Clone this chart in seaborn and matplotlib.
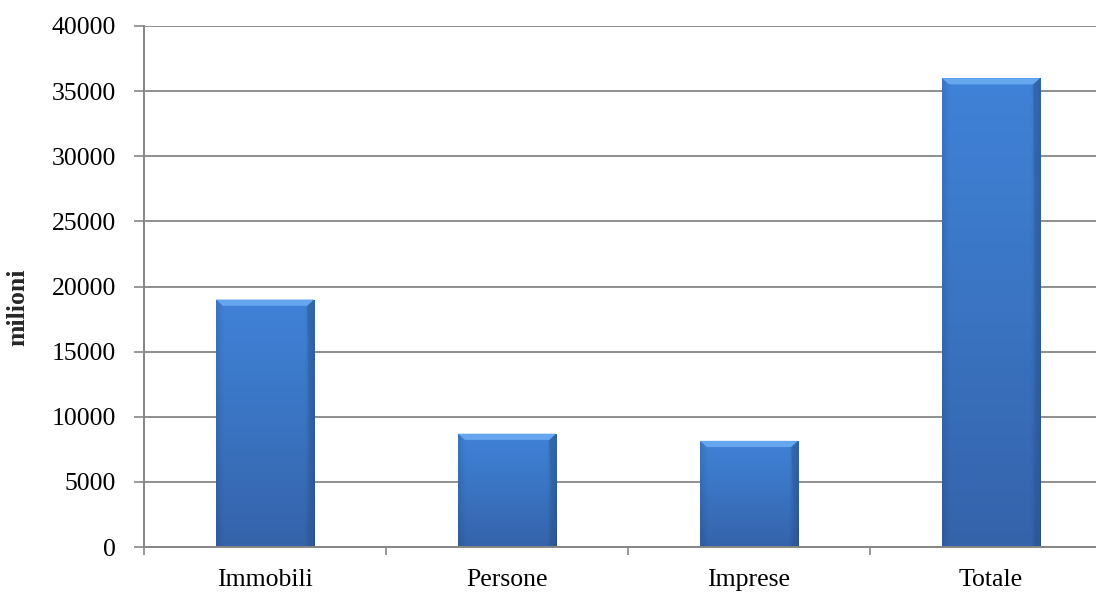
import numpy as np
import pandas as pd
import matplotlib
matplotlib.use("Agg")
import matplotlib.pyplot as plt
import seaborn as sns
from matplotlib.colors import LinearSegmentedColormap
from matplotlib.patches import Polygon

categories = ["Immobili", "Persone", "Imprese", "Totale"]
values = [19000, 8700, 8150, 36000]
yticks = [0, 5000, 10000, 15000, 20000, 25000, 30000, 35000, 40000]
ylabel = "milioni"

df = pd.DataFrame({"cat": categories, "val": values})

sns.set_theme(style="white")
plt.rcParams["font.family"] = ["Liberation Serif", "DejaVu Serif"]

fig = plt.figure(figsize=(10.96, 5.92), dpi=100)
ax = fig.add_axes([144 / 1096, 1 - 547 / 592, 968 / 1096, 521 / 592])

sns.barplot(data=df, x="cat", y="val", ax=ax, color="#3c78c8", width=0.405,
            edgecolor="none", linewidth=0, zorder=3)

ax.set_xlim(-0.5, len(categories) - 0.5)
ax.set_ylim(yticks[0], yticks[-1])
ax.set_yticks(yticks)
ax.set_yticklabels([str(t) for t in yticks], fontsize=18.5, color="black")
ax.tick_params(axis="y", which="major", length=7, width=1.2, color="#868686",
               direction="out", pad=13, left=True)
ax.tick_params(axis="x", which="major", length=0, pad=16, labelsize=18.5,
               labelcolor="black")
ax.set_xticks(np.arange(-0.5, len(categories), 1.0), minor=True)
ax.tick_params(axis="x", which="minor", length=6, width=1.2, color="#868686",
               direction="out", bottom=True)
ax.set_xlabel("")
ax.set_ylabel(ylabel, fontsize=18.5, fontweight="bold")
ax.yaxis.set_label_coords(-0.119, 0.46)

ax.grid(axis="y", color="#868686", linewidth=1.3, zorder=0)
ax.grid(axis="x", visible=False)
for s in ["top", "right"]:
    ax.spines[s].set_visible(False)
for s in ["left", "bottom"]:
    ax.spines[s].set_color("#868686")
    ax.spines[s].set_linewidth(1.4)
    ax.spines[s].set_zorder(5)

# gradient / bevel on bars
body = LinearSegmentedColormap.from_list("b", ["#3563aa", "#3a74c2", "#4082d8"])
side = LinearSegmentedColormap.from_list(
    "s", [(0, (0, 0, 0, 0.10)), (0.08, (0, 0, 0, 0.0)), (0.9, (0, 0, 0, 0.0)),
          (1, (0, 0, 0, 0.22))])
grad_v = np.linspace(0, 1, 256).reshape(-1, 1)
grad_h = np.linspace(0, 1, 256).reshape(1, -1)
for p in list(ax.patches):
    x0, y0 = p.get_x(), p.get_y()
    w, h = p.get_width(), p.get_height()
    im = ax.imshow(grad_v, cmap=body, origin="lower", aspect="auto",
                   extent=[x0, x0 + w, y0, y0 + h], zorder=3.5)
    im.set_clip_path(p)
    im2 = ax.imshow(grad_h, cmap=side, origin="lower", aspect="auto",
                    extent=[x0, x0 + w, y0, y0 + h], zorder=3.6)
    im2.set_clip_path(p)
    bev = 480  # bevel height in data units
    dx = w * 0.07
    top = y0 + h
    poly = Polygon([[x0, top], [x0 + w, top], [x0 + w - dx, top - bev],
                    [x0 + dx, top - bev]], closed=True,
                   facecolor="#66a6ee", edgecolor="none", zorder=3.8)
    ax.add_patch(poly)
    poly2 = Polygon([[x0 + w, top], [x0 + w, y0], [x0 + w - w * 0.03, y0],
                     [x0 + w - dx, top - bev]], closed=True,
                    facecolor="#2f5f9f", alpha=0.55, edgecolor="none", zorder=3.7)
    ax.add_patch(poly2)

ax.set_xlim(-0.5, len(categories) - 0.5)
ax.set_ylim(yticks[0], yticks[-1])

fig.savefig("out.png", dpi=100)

···

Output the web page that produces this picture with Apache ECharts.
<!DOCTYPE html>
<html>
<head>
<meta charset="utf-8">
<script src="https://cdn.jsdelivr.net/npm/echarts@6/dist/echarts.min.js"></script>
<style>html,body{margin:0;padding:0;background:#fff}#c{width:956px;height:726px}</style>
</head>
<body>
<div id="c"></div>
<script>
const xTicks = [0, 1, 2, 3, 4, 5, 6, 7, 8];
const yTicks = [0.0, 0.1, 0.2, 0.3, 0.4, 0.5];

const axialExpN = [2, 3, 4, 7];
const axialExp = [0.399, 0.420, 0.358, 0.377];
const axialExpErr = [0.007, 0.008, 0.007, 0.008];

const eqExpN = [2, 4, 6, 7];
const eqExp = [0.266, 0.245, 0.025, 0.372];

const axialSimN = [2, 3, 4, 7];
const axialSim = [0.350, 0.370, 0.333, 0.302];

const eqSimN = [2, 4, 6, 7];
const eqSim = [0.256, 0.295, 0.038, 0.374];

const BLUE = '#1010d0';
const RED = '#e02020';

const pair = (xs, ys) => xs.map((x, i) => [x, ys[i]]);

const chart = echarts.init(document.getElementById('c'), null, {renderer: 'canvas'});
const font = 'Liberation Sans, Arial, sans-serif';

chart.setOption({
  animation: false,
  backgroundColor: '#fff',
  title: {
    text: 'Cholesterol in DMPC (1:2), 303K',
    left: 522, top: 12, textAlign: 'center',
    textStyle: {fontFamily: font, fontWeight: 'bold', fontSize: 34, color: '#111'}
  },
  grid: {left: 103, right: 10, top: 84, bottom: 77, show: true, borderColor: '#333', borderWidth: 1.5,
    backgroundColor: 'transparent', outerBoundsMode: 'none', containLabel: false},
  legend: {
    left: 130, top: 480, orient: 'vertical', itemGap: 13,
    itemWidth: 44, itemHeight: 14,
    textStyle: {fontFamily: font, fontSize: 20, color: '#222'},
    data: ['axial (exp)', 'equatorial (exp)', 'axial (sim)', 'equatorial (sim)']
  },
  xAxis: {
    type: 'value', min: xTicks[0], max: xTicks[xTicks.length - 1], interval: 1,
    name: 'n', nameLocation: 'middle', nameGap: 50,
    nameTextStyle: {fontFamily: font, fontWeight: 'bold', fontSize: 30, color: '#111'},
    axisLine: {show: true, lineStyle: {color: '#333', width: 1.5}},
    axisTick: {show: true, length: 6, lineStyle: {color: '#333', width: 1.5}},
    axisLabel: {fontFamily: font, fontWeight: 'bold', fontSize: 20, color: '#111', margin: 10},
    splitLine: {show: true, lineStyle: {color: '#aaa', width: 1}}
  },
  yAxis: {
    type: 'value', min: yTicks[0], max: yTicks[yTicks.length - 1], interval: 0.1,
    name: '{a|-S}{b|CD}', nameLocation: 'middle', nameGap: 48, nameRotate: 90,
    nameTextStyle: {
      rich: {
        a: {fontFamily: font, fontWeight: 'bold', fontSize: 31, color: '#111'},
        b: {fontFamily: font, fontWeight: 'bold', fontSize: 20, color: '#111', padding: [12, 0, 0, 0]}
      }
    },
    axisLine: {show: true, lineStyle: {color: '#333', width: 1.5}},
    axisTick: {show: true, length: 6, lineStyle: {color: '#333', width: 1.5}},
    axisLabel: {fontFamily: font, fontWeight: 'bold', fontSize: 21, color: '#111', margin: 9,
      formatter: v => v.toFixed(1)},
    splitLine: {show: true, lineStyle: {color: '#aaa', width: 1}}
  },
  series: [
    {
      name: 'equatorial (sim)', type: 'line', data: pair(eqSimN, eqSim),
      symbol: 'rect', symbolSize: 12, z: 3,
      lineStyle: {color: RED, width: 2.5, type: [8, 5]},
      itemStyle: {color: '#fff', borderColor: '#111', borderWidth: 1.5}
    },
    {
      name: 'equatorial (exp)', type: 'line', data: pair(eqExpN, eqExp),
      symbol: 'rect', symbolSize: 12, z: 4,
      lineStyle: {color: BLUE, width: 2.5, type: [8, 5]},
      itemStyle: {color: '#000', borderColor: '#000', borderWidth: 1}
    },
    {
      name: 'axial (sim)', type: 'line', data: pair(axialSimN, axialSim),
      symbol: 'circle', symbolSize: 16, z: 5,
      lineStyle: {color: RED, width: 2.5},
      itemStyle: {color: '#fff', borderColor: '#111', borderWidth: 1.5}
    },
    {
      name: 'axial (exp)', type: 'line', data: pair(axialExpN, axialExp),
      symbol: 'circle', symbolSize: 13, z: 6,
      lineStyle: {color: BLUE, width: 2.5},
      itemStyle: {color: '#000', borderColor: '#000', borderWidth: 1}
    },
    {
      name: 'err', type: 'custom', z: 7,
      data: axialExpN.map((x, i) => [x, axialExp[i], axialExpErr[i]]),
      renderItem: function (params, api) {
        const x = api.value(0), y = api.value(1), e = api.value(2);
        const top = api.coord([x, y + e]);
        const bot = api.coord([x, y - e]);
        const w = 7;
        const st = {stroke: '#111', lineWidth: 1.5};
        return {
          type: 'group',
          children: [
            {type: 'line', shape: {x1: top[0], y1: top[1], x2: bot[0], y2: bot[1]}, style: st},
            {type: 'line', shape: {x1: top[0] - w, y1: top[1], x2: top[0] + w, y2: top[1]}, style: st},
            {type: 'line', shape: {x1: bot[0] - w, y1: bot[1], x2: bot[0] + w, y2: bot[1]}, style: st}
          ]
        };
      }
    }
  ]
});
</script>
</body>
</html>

···

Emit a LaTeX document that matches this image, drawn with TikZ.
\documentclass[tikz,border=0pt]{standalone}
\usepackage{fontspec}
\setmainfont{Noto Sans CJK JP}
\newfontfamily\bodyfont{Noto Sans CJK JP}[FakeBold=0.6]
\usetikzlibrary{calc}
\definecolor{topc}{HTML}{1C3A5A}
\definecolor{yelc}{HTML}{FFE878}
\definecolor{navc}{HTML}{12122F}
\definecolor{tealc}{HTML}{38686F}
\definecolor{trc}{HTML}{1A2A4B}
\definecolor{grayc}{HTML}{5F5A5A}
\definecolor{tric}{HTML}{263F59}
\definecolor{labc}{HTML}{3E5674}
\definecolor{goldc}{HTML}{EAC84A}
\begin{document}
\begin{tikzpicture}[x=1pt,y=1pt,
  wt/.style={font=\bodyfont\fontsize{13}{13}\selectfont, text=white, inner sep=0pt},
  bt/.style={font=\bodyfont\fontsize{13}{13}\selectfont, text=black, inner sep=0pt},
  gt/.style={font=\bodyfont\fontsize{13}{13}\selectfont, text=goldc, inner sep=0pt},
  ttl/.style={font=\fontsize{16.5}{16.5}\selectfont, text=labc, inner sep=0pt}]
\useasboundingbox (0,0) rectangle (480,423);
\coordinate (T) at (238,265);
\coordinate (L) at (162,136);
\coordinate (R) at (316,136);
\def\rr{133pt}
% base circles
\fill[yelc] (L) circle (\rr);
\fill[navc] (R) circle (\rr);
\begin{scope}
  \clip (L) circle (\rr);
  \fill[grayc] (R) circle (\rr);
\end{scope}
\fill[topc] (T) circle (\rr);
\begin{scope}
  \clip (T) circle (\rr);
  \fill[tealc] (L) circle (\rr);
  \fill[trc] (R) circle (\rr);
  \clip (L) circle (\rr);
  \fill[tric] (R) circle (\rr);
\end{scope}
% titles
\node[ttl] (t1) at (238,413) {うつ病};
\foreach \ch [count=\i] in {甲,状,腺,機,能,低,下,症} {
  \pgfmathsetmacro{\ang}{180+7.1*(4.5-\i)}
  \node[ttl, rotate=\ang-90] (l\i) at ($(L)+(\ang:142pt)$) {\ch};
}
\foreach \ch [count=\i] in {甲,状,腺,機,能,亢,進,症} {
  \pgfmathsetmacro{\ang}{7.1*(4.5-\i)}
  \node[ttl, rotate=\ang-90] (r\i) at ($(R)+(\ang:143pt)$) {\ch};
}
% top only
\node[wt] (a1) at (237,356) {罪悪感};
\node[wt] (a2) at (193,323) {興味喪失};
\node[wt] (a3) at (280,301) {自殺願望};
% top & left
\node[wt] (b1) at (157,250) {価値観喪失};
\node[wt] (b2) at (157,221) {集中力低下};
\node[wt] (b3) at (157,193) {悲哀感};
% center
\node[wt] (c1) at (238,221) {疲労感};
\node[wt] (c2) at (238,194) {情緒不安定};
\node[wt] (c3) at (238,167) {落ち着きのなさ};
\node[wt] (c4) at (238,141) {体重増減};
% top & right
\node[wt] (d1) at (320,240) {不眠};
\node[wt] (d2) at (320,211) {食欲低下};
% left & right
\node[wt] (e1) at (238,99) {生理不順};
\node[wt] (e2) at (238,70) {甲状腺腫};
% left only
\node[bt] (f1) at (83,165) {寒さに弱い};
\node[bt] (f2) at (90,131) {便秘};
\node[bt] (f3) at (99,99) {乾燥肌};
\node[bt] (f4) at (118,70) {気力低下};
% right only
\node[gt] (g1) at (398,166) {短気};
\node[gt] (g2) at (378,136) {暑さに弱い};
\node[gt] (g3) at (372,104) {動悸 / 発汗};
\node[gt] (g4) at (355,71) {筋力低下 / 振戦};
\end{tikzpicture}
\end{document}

···

▸ GOAL: Where a line of the records above holds the word "with", copy that line.

▸ CORRECT OUTPUT:
Output the web page that produces this picture with Apache ECharts.
Emit a LaTeX document that matches this image, drawn with TikZ.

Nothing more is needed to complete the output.